For some, the industry is heading towards a bust. “In the current market scenario, there is clearly a demand-supply mismatch. Placement opportunities for MBAs are insufficient,” said Hamsaz Vasunia, head of HR and development at Credit Bank. “Organisations are not able to recruit adequate resources.”

Hamsaz believes that the last decade has completely changed the dynamics of the education industry in India. The country needs “more and more MBA graduates who are employable”, as candidates applying for the common admission test (CAT) – needed for entry to elite schools – has declined for the last two years.

Part of the problem may also be lower salaries. Salary hikes in India will average 10% in 2014, the lowest in a decade, according to a survey of 565 companies by Aon Hewitt, the HR firm.

Data released by GMAC this month shows that MBA graduates in India earn much less than in the West. In the Asia-Pacific region, average MBA salaries are just $20,000 – although that reflects much lower per-capita income in the area.

Schools point to the economic slowdown as the reason for lower MBA degree enrolment and a lack of MBA job opportunities.

“Economic slowdown, stalling of new projects and investors' apathy towards key sectors like infrastructure, hotels, financial services, realty and retail have led to drying of job opportunities for several students from the b-category business schools,” said the Assocham report.

DS Rawat, secretary general of Assocham, is the kind of commentator who will give the government cause for concern. The sluggish economy has not only killed jobs, but dozens of schools are closing down. MBA candidates are less willing to invest two years’ worth of time and lakhs to earn a degree that no longer ensures success.

“More than 220 b-schools have already closed down in 2013, in cities like Delhi-NCR, Mumbai, Bangalore, Ahmedabad, Kolkata, Lucknow and Dehradun. Another 95 are struggling for their survival," said DS.

Official figures from AICTE show that more than 160 management schools have shut down in India in the past two academic years.

This decline follows a period of boom in which new institutions scrambled to set-up business schools. There are thought to be some 4,000 in the country – more than any other region.

Graduates received many job offers and this fuelled the demand for more institutions. Yet lower-quality management institutes often churned out unemployable graduates.

“Students who graduate from the top-fifty schools would have plentiful [job] choice, but as you go down the line, there could be pressure at the middle or bottom end of the structure,” said VK Menon, senior director of admissions and careers at the Indian School of Business, in an interview with BusinessBecause.

Between 2008 and 2012, the total number of management schools in the country doubled to 2,385, according to AICTE, while the total student intake rose from around 100,000 to 300,000.

The MBA degree became common. So Indians continue to make a bee-line to American schools. There are thought to be several thousand students from India who flock to the US each year for an MBA degree.

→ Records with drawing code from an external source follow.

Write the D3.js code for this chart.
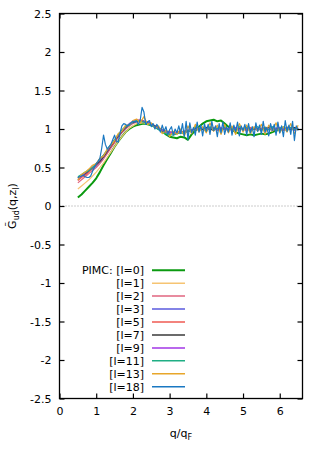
<!DOCTYPE html>
<html>
<head>
<meta charset="utf-8">
<script src="https://cdn.jsdelivr.net/npm/d3@7"></script>
<style>
  body { margin: 0; background: #fff; }
  text { font-family: "DejaVu Sans", sans-serif; font-size: 11px; }
</style>
</head>
<body>
<div id="chart"></div>
<script>
// q grid (step 0.1) shared by the PIMC curves l=0..13
var qStd = [
  0.5,0.6,0.7,0.8,0.9,1.0,1.1,1.2,1.3,1.4,
  1.5,1.6,1.7,1.8,1.9,2.0,2.1,2.2,2.3,2.4,
  2.5,2.6,2.7,2.8,2.9,3.0,3.1,3.2,3.3,3.4,
  3.5,3.6,3.7,3.8,3.9,4.0,4.1,4.2,4.3,4.4,
  4.5,4.6,4.7,4.8,4.9,5.0,5.1,5.2,5.3,5.4,
  5.5,5.6,5.7,5.8,5.9,6.0,6.1,6.2,6.3,6.4,
  6.5];

// finer q grid (step 0.05) for l=18
var qFine = [
  0.50,0.55,0.60,0.65,0.70,0.75,0.80,0.85,0.90,0.95,
  1.00,1.05,1.10,1.15,1.20,1.25,1.30,1.35,1.40,1.45,
  1.50,1.55,1.60,1.65,1.70,1.75,1.80,1.85,1.90,1.95,
  2.00,2.05,2.10,2.15,2.20,2.25,2.30,2.35,2.40,2.45,
  2.50,2.55,2.60,2.65,2.70,2.75,2.80,2.85,2.90,2.95,
  3.00,3.05,3.10,3.15,3.20,3.25,3.30,3.35,3.40,3.45,
  3.50,3.55,3.60,3.65,3.70,3.75,3.80,3.85,3.90,3.95,
  4.00,4.05,4.10,4.15,4.20,4.25,4.30,4.35,4.40,4.45,
  4.50,4.55,4.60,4.65,4.70,4.75,4.80,4.85,4.90,4.95,
  5.00,5.05,5.10,5.15,5.20,5.25,5.30,5.35,5.40,5.45,
  5.50,5.55,5.60,5.65,5.70,5.75,5.80,5.85,5.90,5.95,
  6.00,6.05,6.10,6.15,6.20,6.25,6.30,6.35,6.40,6.45,
  6.50];

var g_l0 = [
  0.11,0.15,0.20,0.25,0.30,0.36,0.44,0.53,0.61,0.69,
  0.77,0.84,0.90,0.96,1.00,1.03,1.05,1.06,1.07,1.06,
  1.05,1.03,1.00,0.97,0.93,0.90,0.89,0.88,0.90,0.89,
  0.86,0.93,0.98,1.03,1.07,1.10,1.11,1.12,1.10,1.11,
  1.07,1.03,0.99,0.96,0.94,0.93,0.92,0.93,0.92,0.93,
  0.94,0.93,0.94,0.96,0.98,0.99,1.00,1.01,1.00,1.01,
  1.00];
var g_l1 = [
  0.22,0.26,0.30,0.34,0.39,0.44,0.50,0.56,0.63,0.70,
  0.77,0.84,0.90,0.96,1.01,1.04,1.07,1.08,1.08,1.07,
  1.06,1.04,1.02,1.00,0.98,0.97,0.96,0.96,0.96,0.97,
  0.97,0.98,0.99,1.01,1.00,1.02,1.01,0.99,1.02,1.00,
  1.01,0.99,1.02,1.00,0.98,1.01,1.03,1.00,1.02,0.99,
  1.01,1.03,1.00,1.02,0.99,1.01,1.00,1.03,1.00,0.99,
  1.01];
var g_l2 = [
  0.30,0.34,0.38,0.42,0.46,0.50,0.55,0.61,0.68,0.75,
  0.82,0.89,0.95,1.00,1.04,1.07,1.09,1.10,1.09,1.08,
  1.06,1.03,1.00,0.98,0.97,0.96,0.95,0.96,0.95,0.97,
  0.98,0.99,1.00,1.01,1.00,1.02,1.00,1.01,0.99,1.00,
  1.01,0.99,1.00,1.02,0.99,1.00,0.98,1.01,1.00,0.99,
  1.01,1.00,0.99,1.01,1.00,0.98,1.01,1.00,1.02,0.99,
  1.00];
var g_l3 = [
  0.34,0.38,0.41,0.45,0.48,0.52,0.57,0.63,0.70,0.77,
  0.84,0.90,0.96,1.01,1.05,1.08,1.10,1.11,1.10,1.09,
  1.07,1.04,1.01,0.99,0.97,0.96,0.95,0.95,0.96,0.96,
  0.97,0.99,1.00,0.99,1.01,1.00,1.02,0.99,1.00,1.01,
  0.99,1.00,1.02,0.99,1.00,1.01,0.99,1.00,1.01,0.98,
  1.00,1.02,0.99,1.00,1.01,0.99,1.00,1.02,0.99,1.01,
  0.99];
var g_l5 = [
  0.33,0.37,0.40,0.44,0.49,0.53,0.58,0.64,0.70,0.77,
  0.83,0.90,0.96,1.02,1.05,1.09,1.11,1.12,1.10,1.09,
  1.06,1.04,1.00,0.98,0.96,0.95,0.96,0.94,0.96,0.97,
  0.96,0.99,1.01,0.98,1.02,1.00,0.99,1.02,0.98,1.01,
  1.00,0.98,1.02,1.00,0.99,1.01,0.98,1.02,0.99,1.00,
  1.01,0.98,1.02,0.99,1.00,1.01,0.98,1.00,1.02,0.99,
  1.01];
var g_l7 = [
  0.36,0.40,0.42,0.46,0.50,0.54,0.58,0.64,0.71,0.78,
  0.85,0.91,0.97,1.02,1.06,1.09,1.10,1.11,1.10,1.08,
  1.07,1.04,1.01,0.98,0.97,0.95,0.96,0.95,0.97,0.96,
  0.98,0.98,1.01,1.00,0.99,1.02,1.00,0.98,1.01,1.00,
  1.02,0.99,1.00,0.98,1.01,1.00,1.02,0.99,1.00,1.01,
  0.99,1.00,1.02,0.98,1.01,1.00,0.99,1.01,1.00,1.02,
  1.00];
var g_l9 = [
  0.37,0.39,0.43,0.47,0.50,0.55,0.60,0.66,0.72,0.79,
  0.86,0.92,0.98,1.03,1.07,1.10,1.12,1.11,1.10,1.09,
  1.06,1.03,1.01,0.98,0.96,0.96,0.94,0.96,0.95,0.97,
  0.99,0.97,1.02,0.99,1.01,0.98,1.02,1.00,0.99,1.02,
  0.99,1.01,0.98,1.02,1.00,0.99,1.01,0.98,1.02,1.00,
  0.99,1.02,1.00,0.98,1.01,1.02,0.99,1.00,1.01,0.98,
  1.02];
var g_l11 = [
  0.38,0.41,0.44,0.46,0.50,0.55,0.61,0.66,0.73,0.80,
  0.86,0.93,0.99,1.03,1.06,1.09,1.11,1.10,1.09,1.07,
  1.05,1.02,0.99,0.96,0.94,0.93,0.92,0.94,0.95,0.94,
  0.98,0.96,1.03,0.98,1.02,0.97,1.03,0.99,1.01,0.97,
  1.03,0.98,1.01,0.97,1.03,0.99,1.02,0.97,1.01,1.03,
  0.98,1.02,0.99,1.03,0.97,1.01,1.03,0.98,1.02,0.99,
  1.01];
var g_l13 = [
  0.34,0.41,0.44,0.48,0.53,0.55,0.62,0.65,0.74,0.79,
  0.85,0.94,0.97,1.05,1.04,1.11,1.13,1.08,1.16,1.06,
  1.08,1.01,1.04,0.94,0.98,0.90,0.97,0.93,1.00,0.91,
  1.04,0.94,1.06,0.96,1.03,0.95,1.08,0.97,1.05,0.93,
  1.06,0.95,1.04,0.93,1.07,0.96,1.05,0.94,1.03,0.97,
  1.06,0.93,1.05,0.97,1.08,0.95,1.03,0.96,1.07,0.94,
  1.05];
var g_l18 = [
  0.37,0.38,0.39,0.40,0.38,0.37,0.37,0.39,0.45,0.50,
  0.55,0.58,0.62,0.75,0.92,0.80,0.74,0.77,0.80,0.86,
  0.92,0.84,0.83,0.95,1.04,1.07,1.06,1.04,1.05,1.08,
  1.10,1.09,1.10,1.06,1.12,1.28,1.22,1.06,1.09,1.11,
  1.03,1.07,1.00,1.06,1.02,0.96,1.05,0.97,1.03,0.92,
  0.99,1.03,0.92,1.00,0.95,1.04,0.94,1.07,0.90,1.10,
  0.86,1.08,0.95,1.02,0.92,1.09,0.96,1.05,0.91,1.07,
  0.97,1.06,0.93,1.10,0.98,1.04,0.90,1.07,0.95,1.09,
  0.93,1.03,0.96,1.08,0.92,1.05,0.97,1.09,0.91,1.04,
  0.98,1.06,0.92,1.07,0.95,1.03,0.90,1.08,0.97,1.05,
  0.93,1.10,0.96,1.02,0.91,1.07,0.98,1.06,0.92,1.09,
  0.95,1.04,0.90,1.11,0.97,1.05,0.93,1.10,0.85,1.04,
  0.98];

var labels = ["PIMC: [l=0]","[l=1]","[l=2]","[l=3]","[l=5]","[l=7]","[l=9]","[l=11]","[l=13]","[l=18]"];
var colors = ["#0b9a10","#f6c472","#e0657f","#5a5ade","#ef5a52","#3a3a3a","#a236e6","#1fae84","#e8a62a","#1a78c2"];
var yTicks = [-2.5,-2,-1.5,-1,-0.5,0,0.5,1,1.5,2,2.5];
var xTicks = [0,1,2,3,4,5,6];

var series = [
  {q: qStd, v: g_l0}, {q: qStd, v: g_l1}, {q: qStd, v: g_l2}, {q: qStd, v: g_l3},
  {q: qStd, v: g_l5}, {q: qStd, v: g_l7}, {q: qStd, v: g_l9}, {q: qStd, v: g_l11},
  {q: qStd, v: g_l13}, {q: qFine, v: g_l18}
];

var W = 324, H = 453;
var margin = {top: 13.5, right: 21.5, bottom: 54.5, left: 59.5};
var width = W - margin.left - margin.right,
    height = H - margin.top - margin.bottom;

var x = d3.scaleLinear().domain([0, 6.62]).range([0, width]);
var y = d3.scaleLinear().domain([-2.5, 2.5]).range([height, 0]);

var svg = d3.select("#chart").append("svg")
  .attr("width", W).attr("height", H)
  .append("g")
  .attr("transform", "translate(" + margin.left + "," + margin.top + ")");

// zero line
svg.append("line")
  .attr("x1", 0).attr("x2", width)
  .attr("y1", y(0)).attr("y2", y(0))
  .attr("stroke", "#999").attr("stroke-width", 1)
  .attr("stroke-dasharray", "1,2");

var clip = svg.append("clipPath").attr("id", "clip")
  .append("rect").attr("width", width).attr("height", height);

var line = d3.line()
  .x(function(d) { return x(d[0]); })
  .y(function(d) { return y(d[1]); });

var plot = svg.append("g").attr("clip-path", "url(#clip)");
series.forEach(function(s, i) {
  var pts = s.v.map(function(v, j) { return [s.q[j], v]; });
  plot.append("path")
    .datum(pts)
    .attr("d", line)
    .attr("fill", "none")
    .attr("stroke", colors[i])
    .attr("stroke-width", i == 0 ? 2 : 1.2)
    .attr("stroke-linejoin", "round");
});

// axes, ticks pointing inward
var fmt = function(d) { return String(d); };
var ax = svg.append("g").attr("transform", "translate(0," + height + ")")
  .call(d3.axisBottom(x).tickValues(xTicks).tickFormat(fmt).tickSize(-5).tickPadding(9));
svg.append("g")
  .call(d3.axisTop(x).tickValues(xTicks).tickFormat("").tickSize(-5));
var ay = svg.append("g")
  .call(d3.axisLeft(y).tickValues(yTicks).tickFormat(fmt).tickSize(-5).tickPadding(8));
svg.append("g").attr("transform", "translate(" + width + ",0)")
  .call(d3.axisRight(y).tickValues(yTicks).tickFormat("").tickSize(-5));
svg.selectAll(".domain").remove();
svg.selectAll(".tick line").attr("stroke", "#000").attr("stroke-width", 1.2);
svg.selectAll(".tick text").attr("fill", "#000").style("font-size", "11px")
  .style("font-family", "'DejaVu Sans', sans-serif");

svg.append("rect")
  .attr("width", width).attr("height", height)
  .attr("fill", "none").attr("stroke", "#000").attr("stroke-width", 1.3);

// axis labels
var xl = svg.append("text")
  .attr("x", width / 2).attr("y", height + 38)
  .attr("text-anchor", "middle");
xl.append("tspan").text("q/q");
xl.append("tspan").text("F").attr("dy", 3).style("font-size", "8px");

var yl = svg.append("text")
  .attr("transform", "translate(" + (-44) + "," + (height / 2) + ") rotate(-90)")
  .attr("text-anchor", "middle");
yl.append("tspan").text("G\u0303");
yl.append("tspan").text("ud").attr("dy", 3).style("font-size", "8px");
yl.append("tspan").text("(q,z").attr("dy", -3);
yl.append("tspan").text("l").attr("dy", 3).style("font-size", "8px");
yl.append("tspan").text(")").attr("dy", -3);

// legend
var legend = svg.append("g").attr("transform", "translate(" + (144 - margin.left) + "," + (270.2 - margin.top) + ")");
labels.forEach(function(lab, i) {
  var row = legend.append("g").attr("transform", "translate(0," + (i * 12.95) + ")");
  row.append("text").attr("x", 0).attr("y", 4).attr("text-anchor", "end")
    .attr("fill", "#000").text(lab);
  row.append("line").attr("x1", 8).attr("x2", 41).attr("y1", 0).attr("y2", 0)
    .attr("stroke", colors[i]).attr("stroke-width", i == 0 ? 2 : 1.5);
});
</script>
</body>
</html>
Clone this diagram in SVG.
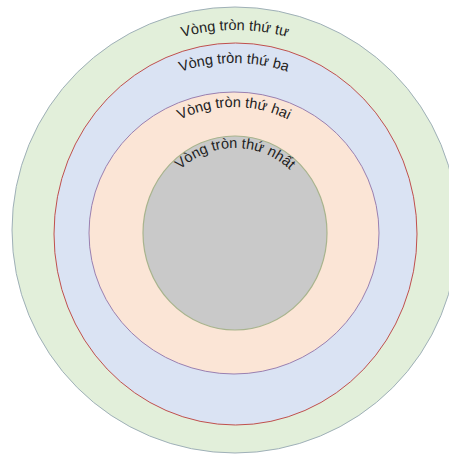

According to a survey by Open Doors, of the nearly 100,000 students from India in the US, 13% were enrolled in business schools.

Privately, European and US schools continue to express concern at the high amount of Indian candidates applying to their MBA programs.

Indian MBAs will be forgiven for a few moments of joy last week. Narendra Modi and his Hindu nationalist Bharatiya Janata party swept to power in India’s general election. Young voters placed their faith in his promises of an economic revival and job creation.

Indian stocks jumped 4.5% to record highs in early trading. Business schools share the optimism.

“There is likely to be an upward trend in economic growth that will translate into more jobs, and therefore more interest in MBAs,” said Amit Karna, an academic director at EBS Business School.

But Indian MBA providers still face several obstacles. There is a falling interest among both the elite and “second-tier” schools. There are also still wider concerns about the employment prospects of Indian graduates.

Credit Bank recruiter Hamsaz warned: “It is very important to know that while an MBA degree can give you a perspective, pragmatism will come with experience on the job. An MBA is not a panacea for all solutions, but a starting point. What you do after that will determine your career.”